What to work on: Set down the full listing exactly as given. Any pictures are to be left out.

#### Source data

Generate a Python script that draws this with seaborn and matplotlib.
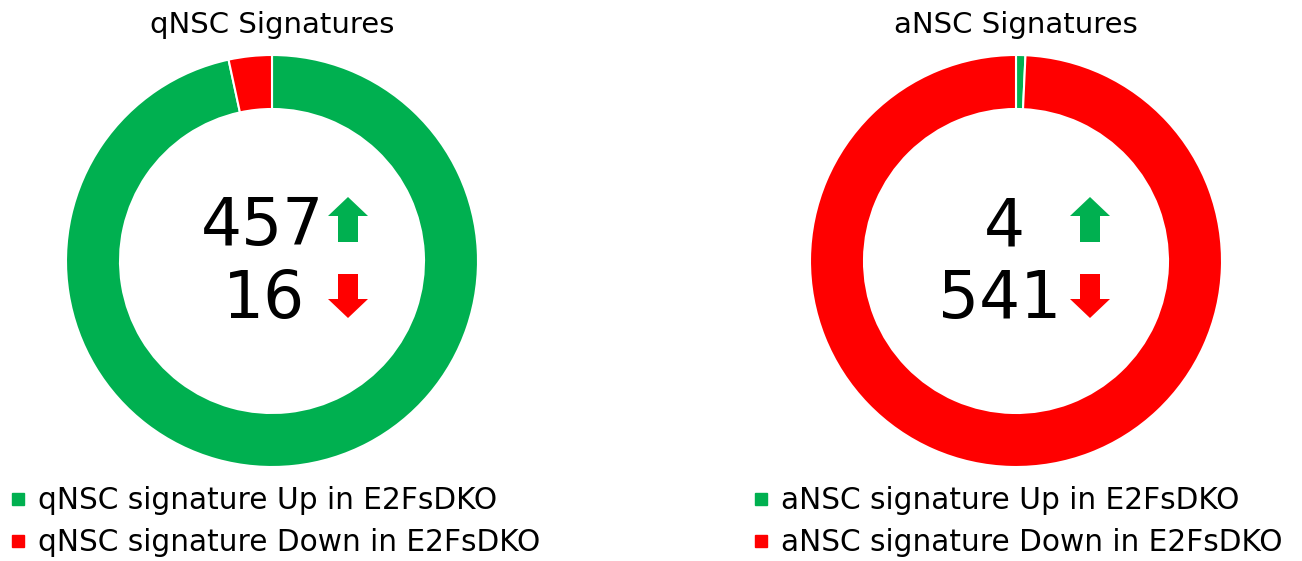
import matplotlib
matplotlib.use("Agg")
import matplotlib.pyplot as plt
from matplotlib.lines import Line2D
import seaborn as sns

# Signature gene counts per panel: [up, down] in E2FsDKO
titles = ["qNSC Signatures", "aNSC Signatures"]
up_counts = [457, 4]
down_counts = [16, 541]
legend_up = ["qNSC signature Up in E2FsDKO", "aNSC signature Up in E2FsDKO"]
legend_down = ["qNSC signature Down in E2FsDKO", "aNSC signature Down in E2FsDKO"]

GREEN = "#00B050"
RED = "#FF0000"

sns.set_theme(style="white")
plt.rcParams["font.family"] = ["DejaVu Sans"]
plt.rcParams["text.color"] = "black"

W, H = 1302, 561
fig = plt.figure(figsize=(W / 100, H / 100), dpi=100)
ax = fig.add_axes([0, 0, 1, 1])
ax.set_xlim(0, W)
ax.set_ylim(0, H)
ax.set_aspect("equal")
ax.axis("off")

centers_x = [272, 1016]
cy = 300
R = 206
ring = 54

# numeric label layout per panel: right edge of up/down numbers
up_num_right = [324, 1025]
down_num_right = [305, 1061]
arrow_x = [348, 1090]
legend_x = [11, 754]

for i in range(2):
    cx = centers_x[i]
    ax.pie([up_counts[i], down_counts[i]], colors=[GREEN, RED],
           startangle=90, counterclock=False, radius=R, center=(cx, cy),
           wedgeprops=dict(width=ring, edgecolor="white", linewidth=1.5),
           frame=True)
    ax.text(cx, H - 25, titles[i], ha="center", va="center", fontsize=21,
            color="black")
    ax.text(up_num_right[i], H - 245, f"{up_counts[i]}", ha="right",
            va="baseline", fontsize=46.5, color="black")
    ax.text(down_num_right[i], H - 318, f"{down_counts[i]}", ha="right",
            va="baseline", fontsize=46.5, color="black")
    # up / down arrows
    ax.arrow(arrow_x[i], H - 242, 0, 45, width=20, head_width=40,
             head_length=19, length_includes_head=True, color=GREEN, lw=0)
    ax.arrow(arrow_x[i], H - 274, 0, -44, width=20, head_width=40,
             head_length=19, length_includes_head=True, color=RED, lw=0)
    handles = [Line2D([], [], marker="s", ls="none", color=GREEN, markersize=8),
               Line2D([], [], marker="s", ls="none", color=RED, markersize=8)]
    leg = ax.legend(handles, [legend_up[i], legend_down[i]], loc="upper left",
                    bbox_to_anchor=(legend_x[i], H - 486),
                    bbox_transform=ax.transData, frameon=False, fontsize=21.3,
                    borderpad=0, borderaxespad=0, handlelength=0.5,
                    handletextpad=0.42, labelspacing=0.45)
    for t in leg.get_texts():
        t.set_color("black")
    if i == 0:
        ax.add_artist(leg)

ax.set_xlim(0, W)
ax.set_ylim(0, H)
fig.savefig("out.png", dpi=100)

########

Solution:
Generate a Python script that draws this with seaborn and matplotlib.
import matplotlib
matplotlib.use("Agg")
import matplotlib.pyplot as plt
from matplotlib.lines import Line2D
import seaborn as sns

# Signature gene counts per panel: [up, down] in E2FsDKO
titles = ["qNSC Signatures", "aNSC Signatures"]
up_counts = [457, 4]
down_counts = [16, 541]
legend_up = ["qNSC signature Up in E2FsDKO", "aNSC signature Up in E2FsDKO"]
legend_down = ["qNSC signature Down in E2FsDKO", "aNSC signature Down in E2FsDKO"]

GREEN = "#00B050"
RED = "#FF0000"

sns.set_theme(style="white")
plt.rcParams["font.family"] = ["DejaVu Sans"]
plt.rcParams["text.color"] = "black"

W, H = 1302, 561
fig = plt.figure(figsize=(W / 100, H / 100), dpi=100)
ax = fig.add_axes([0, 0, 1, 1])
ax.set_xlim(0, W)
ax.set_ylim(0, H)
ax.set_aspect("equal")
ax.axis("off")

centers_x = [272, 1016]
cy = 300
R = 206
ring = 54

# numeric label layout per panel: right edge of up/down numbers
up_num_right = [324, 1025]
down_num_right = [305, 1061]
arrow_x = [348, 1090]
legend_x = [11, 754]

for i in range(2):
    cx = centers_x[i]
    ax.pie([up_counts[i], down_counts[i]], colors=[GREEN, RED],
           startangle=90, counterclock=False, radius=R, center=(cx, cy),
           wedgeprops=dict(width=ring, edgecolor="white", linewidth=1.5),
           frame=True)
    ax.text(cx, H - 25, titles[i], ha="center", va="center", fontsize=21,
            color="black")
    ax.text(up_num_right[i], H - 245, f"{up_counts[i]}", ha="right",
            va="baseline", fontsize=46.5, color="black")
    ax.text(down_num_right[i], H - 318, f"{down_counts[i]}", ha="right",
            va="baseline", fontsize=46.5, color="black")
    # up / down arrows
    ax.arrow(arrow_x[i], H - 242, 0, 45, width=20, head_width=40,
             head_length=19, length_includes_head=True, color=GREEN, lw=0)
    ax.arrow(arrow_x[i], H - 274, 0, -44, width=20, head_width=40,
             head_length=19, length_includes_head=True, color=RED, lw=0)
    handles = [Line2D([], [], marker="s", ls="none", color=GREEN, markersize=8),
               Line2D([], [], marker="s", ls="none", color=RED, markersize=8)]
    leg = ax.legend(handles, [legend_up[i], legend_down[i]], loc="upper left",
                    bbox_to_anchor=(legend_x[i], H - 486),
                    bbox_transform=ax.transData, frameon=False, fontsize=21.3,
                    borderpad=0, borderaxespad=0, handlelength=0.5,
                    handletextpad=0.42, labelspacing=0.45)
    for t in leg.get_texts():
        t.set_color("black")
    if i == 0:
        ax.add_artist(leg)

ax.set_xlim(0, W)
ax.set_ylim(0, H)
fig.savefig("out.png", dpi=100)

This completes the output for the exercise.